Today he is best known for his symphonies (wonderfully recorded by Concerto Köln in the early 1990s), which reveal a strong creative personality allied to a sound command of the medium. His Mannheim apprenticeship shows in a tendency to let the music’s momentum be driven more by orchestral textures than by melodic discourse, but his ability to create a sense of brooding atmosphere through rich and weighty harmonies, sombre wind colourings and eloquent use of Sturm und Drang techniques is outstanding.

 

No doubt this is what Gluck was talking about, and it is certainly a quality useful to an opera composer, especially if, like Kraus, you are a Gluckist keen to use the overture to anticipate the mood and events of the forthcoming drama. Kraus’s operatic output has yet to be explored in depth on record, but this selection offers intriguing hints of what might lie within. The greatest gravity predictably resides in the overtures to the two parts of his Funeral Cantata for Gustav III, the strings and bassoons of the first articulating a numbed grief that tries but fails to raise its head in stern unisons and a truncated fugue, the second’s dissonances and attempted consolations ultimately sounding scarcely less defeated. But there is also music of great moment in the overtures to Olympie and to the Prologue and Acts 1 and 5 of his masterpiece Aeneas i Cartago, in whose ominous tone and descriptive energy you can hear Romanticism just round the corner.

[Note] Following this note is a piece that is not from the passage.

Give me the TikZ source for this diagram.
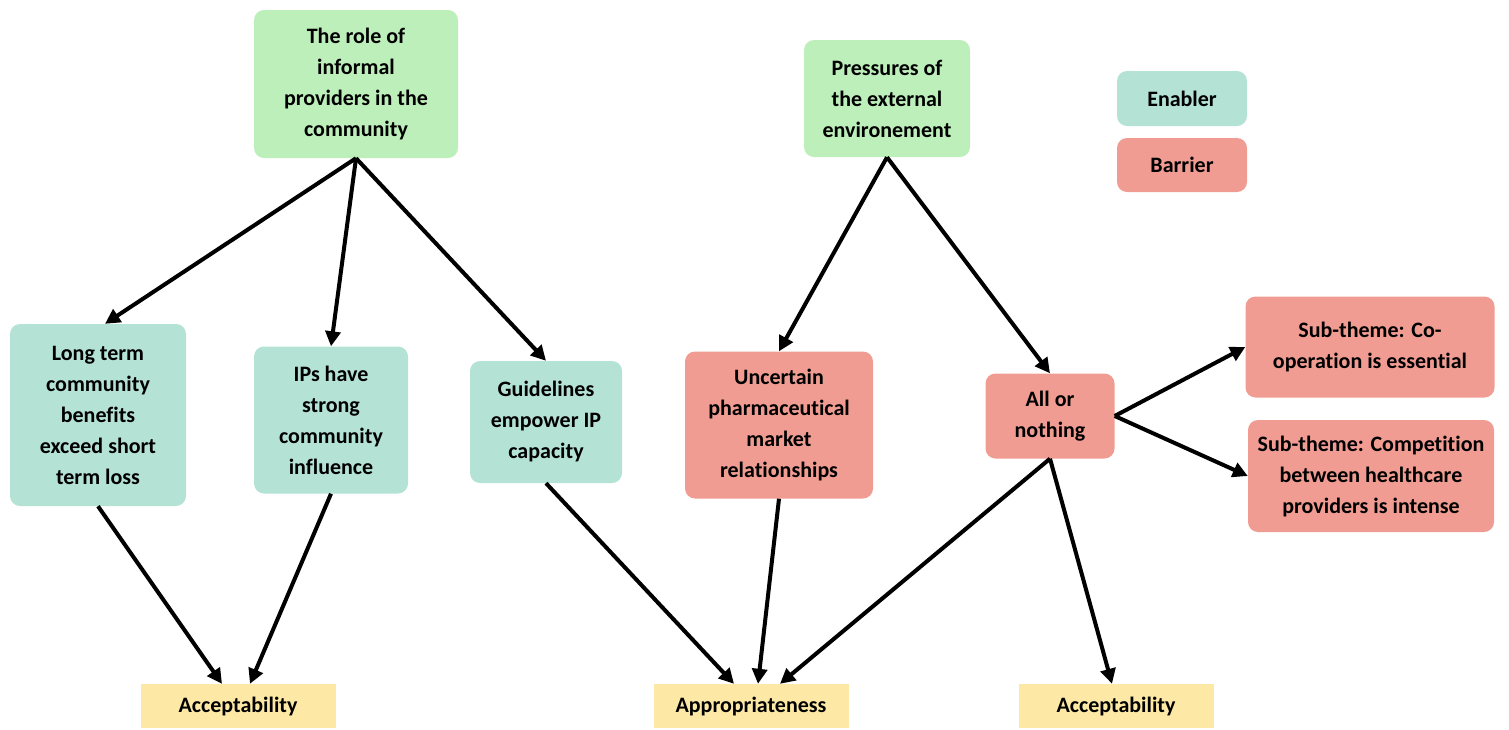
\documentclass[tikz,border=0pt]{standalone}
\usepackage{fontspec}
\setmainfont[Ligatures=NoCommon]{Carlito}
\usetikzlibrary{arrows.meta,calc}

\definecolor{themegreen}{HTML}{BDEFBA}
\definecolor{enablerteal}{HTML}{B4E2D5}
\definecolor{barrierred}{HTML}{F09C92}
\definecolor{outcomeyellow}{HTML}{FDE9A5}

\begin{document}
\begin{tikzpicture}[x=1pt, y=-1pt,
                    every box/.style = {align=center, inner sep=0pt, font=\fontsize{22}{31}\selectfont\bfseries},
                    theme/.style = {rounded corners=10pt, fill=themegreen, every box},
                    enabler/.style = {rounded corners=10pt, fill=enablerteal, every box},
                    barrier/.style = {rounded corners=10pt, fill=barrierred, every box},
                    outcome/.style = {fill=outcomeyellow, every box, minimum width=195pt, minimum height=44pt},
                    link/.style = {-{Triangle[length=15pt,width=15pt]}, line width=4pt, draw=black} ]

                \useasboundingbox (0,0) rectangle (1509,729);

                % themes
                \node [theme, minimum width=204pt, minimum height=148pt] (role) at (356,84) {The role of\\informal\\providers in the\\community};
                \node [theme, minimum width=166pt, minimum height=117pt] (pressures) at (887,98.5) {Pressures of\\the external\\environement};

                % legend
                \node [enabler, minimum width=130pt, minimum height=55pt] (keyenabler) at (1182,98.5) {Enabler};
                \node [barrier, minimum width=130pt, minimum height=54pt] (keybarrier) at (1182,165) {Barrier};

                % enablers and barriers
                \node [enabler, minimum width=176pt, minimum height=182pt] (longterm) at (98,415) {Long term\\community\\benefits\\exceed short\\term loss};
                \node [enabler, minimum width=154pt, minimum height=147pt] (influence) at (331,420) {IPs have\\strong\\community\\influence};
                \node [enabler, minimum width=152pt, minimum height=122pt] (guidelines) at (546,422) {Guidelines\\empower IP\\capacity};
                \node [barrier, minimum width=188pt, minimum height=147pt] (market) at (779,425) {Uncertain\\pharmaceutical\\market\\relationships};
                \node [barrier, minimum width=129pt, minimum height=85pt] (allnothing) at (1050,416) {All or\\nothing};
                \node [barrier, minimum width=249pt, minimum height=101pt] (cooperation) at (1370,347) {Sub-theme: Co-\\operation is essential};
                \node [barrier, minimum width=246pt, minimum height=112pt] (competition) at (1371,476) {Sub-theme: Competition\\between healthcare\\providers is intense};

                % outcomes
                \node [outcome] (acceptleft) at (238,706) {Acceptability};
                \node [outcome] (appropriate) at (751,706) {Appropriateness};
                \node [outcome] (acceptright) at (1116,706) {Acceptability};

                \draw [link] (role.south) -- ([xshift=7pt]longterm.north);
                \draw [link] (role.south) -- (influence.north);
                \draw [link] (role.south) -- (guidelines.north);
                \draw [link] (pressures.south) -- (market.north);
                \draw [link] (pressures.south) -- (allnothing.north);
                \draw [link] (allnothing.east) -- (cooperation.west);
                \draw [link] (allnothing.east) -- (competition.west);

                \draw [link] (longterm.south) -- ([xshift=-16pt]acceptleft.north);
                \draw [link] (influence.south) -- ([xshift=12pt]acceptleft.north);
                \draw [link] (guidelines.south) -- ([xshift=-17pt]appropriate.north);
                \draw [link] (market.south) -- ([xshift=7pt]appropriate.north);
                \draw [link] (allnothing.south) -- ([xshift=29pt]appropriate.north);
                \draw [link] (allnothing.south) -- ([xshift=-4pt]acceptright.north);
            \end{tikzpicture}
\end{document}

Things are more upbeat in the overtures to the ballet Fiskarena and the comedies Äfventyraren and Soliman II (the latter with predictable but nonetheless rousing Turkish percussion), though they fall short of Mozartian levels of zip and joy.

 

The performances by Theresia, a Classical-period training orchestra along the lines of the European Union Baroque Orchestra, may fall a little short in clarity, attack and core strength but they are reassuringly stylish under Claudio Astronio. Well worth a rummage.